The conduct division has reported to parliament in respect of Magistrate Ian Lanham Ross McDougall and Justice Vince Bruce in 1998. Following the tendering of the report to parliament, McDougall resigned his commission. Bruce had a number of complaints made against him in respect of the delays in the delivery of his judgments. The conduct division inquired as to whether he should be removed from the bench. There was medical evidence that he had suffered from depression but that this treatment has brought this under control. A majority of the members of the conduct division decided that the Bruce’s conduct should be reported to the parliament. Bruce took action in the New South Wales Court of Appeal seeking judicial review of that decision. The court upheld that there was no basis in law for overturning the decision, and the report was tabled in parliament.
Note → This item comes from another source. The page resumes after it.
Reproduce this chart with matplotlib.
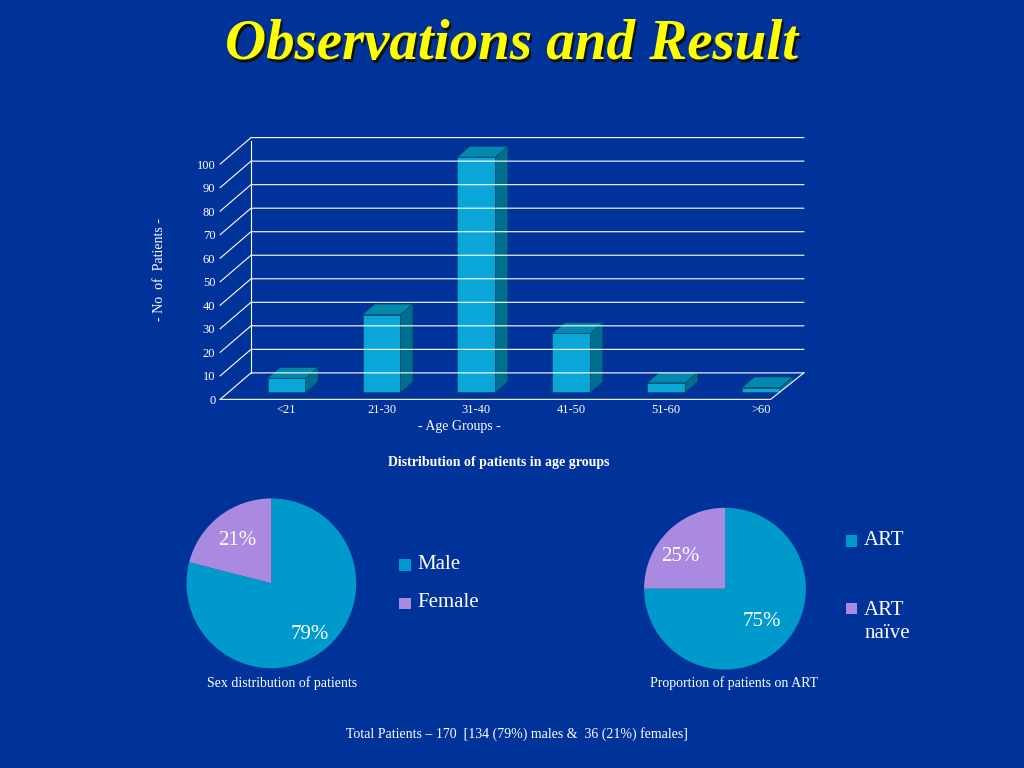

Parliament declined to remove Bruce from office, and after Bruce delivered his last outstanding judgment, he resigned from the bench. David Flint criticized Bruce for his "campaign" in the media to defend himself. Bruce appeared on an Australian television programme 60 Minutes to argue his case. Flint argues that if this had been an ordinary citizen, both Bruce and the media would have been charged with contempt.
Aftermath of the commission
The commission is regarded as a leader in judicial education. The complaint handling process of the commission has the support of the public and the courts. Judges note that the commission has led to an improved perception of the justice system and has actually improved accountability and independence for the judiciary. The safeguards for independence were reinforced in 1998 when the New South Wales Constitution was amended to entrench the provisions that prevent a judge being removed from office except after the preparation of a report by the conduct division of the commission. Indeed, the model for the commission has been recommended for introduction at the federal level in Australia.